Bambi just asked her spouse the following question: “for you, what is happiness?” His answer was: “Wow, this is complicated. Can I take the time to think about it and get back to you later?” “Sure!”, was Bambi’s reply, hoping he will provide an answer by midnight to enrich this post :).
Well, maybe happiness is hard to define. This, even if many philosophers and scientists tried to define it, throughout history, and we can measure it too. A bit like stress or (romantic) love, even if we can tell if we are stressed, joyful or feeling blessed, and in love. Regardless of personal definitions, luckily there are many songs, and sometimes different versions of a famous song, to remind us of the value of happiness in life.

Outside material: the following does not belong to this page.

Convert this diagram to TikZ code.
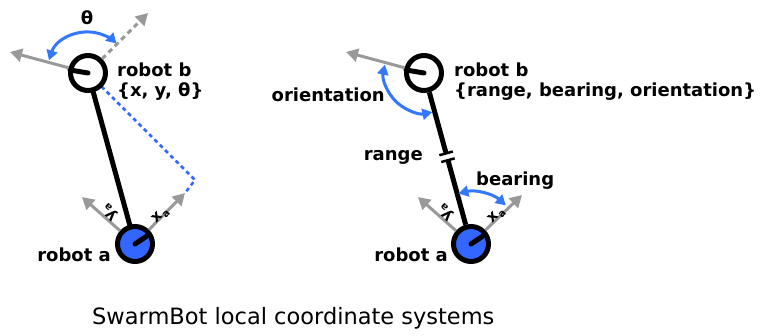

In conclusion, if you feel like sharing your insights about your own meaning of happiness, please feel free to post a comment. If you wish, you can also tell Bambi, and this blog’s readers, which version of Mr. Gérard Lenorman’s “Happy People” song [or “La ballade des gens heureux“, in the original French], you prefer? Of note, these versions are in English, French, Dutch, and German (some with sub-titles in English and Spanish). Alternatively, at all times, you can share your opinion more privately.
P.S: by the time Bambi was about to publish this post on her blog, she had her spouse’s answer, which he kindly accepted to share with you: for him, “happiness is a blend of liberty (or freedom), love, and not many worries“. Interesting insights! Indeed, for Bambi too, freedom is a key ingredient of happiness. Thankfully, freedom begins in our own mind; from there, it extends to underlie our way of being (authentic self) and of loving (i.e., respecting and loving ourselves first, before others). Stated differently, (true) love is rooted in liberty. As for the worries, which are part of life, they could be a question of quantity, frequency in time, lucidity, and attitude. An attitude, which stems from lucidity while being enriched by creativity and courage, results in decisions and actions, contributing to our happiness. An example may be to make a certain critical change in our lives like becoming active or improving our diet following a certain health crisis. In facing our worries, when the room for manoeuvre is too limited, we adjust our attitude (mindset), with the help of lucidity, courage, and creativity (with faith, for some). In turn, this would contribute to our happiness too. An example of the latter may consist of accepting what we cannot change in our lives, including the death of a loved one or an unwanted breakup. Despite such most stressful journeys of grief, one day at a time, we can learn to turn this into a life learning experience and even grow through this tough process.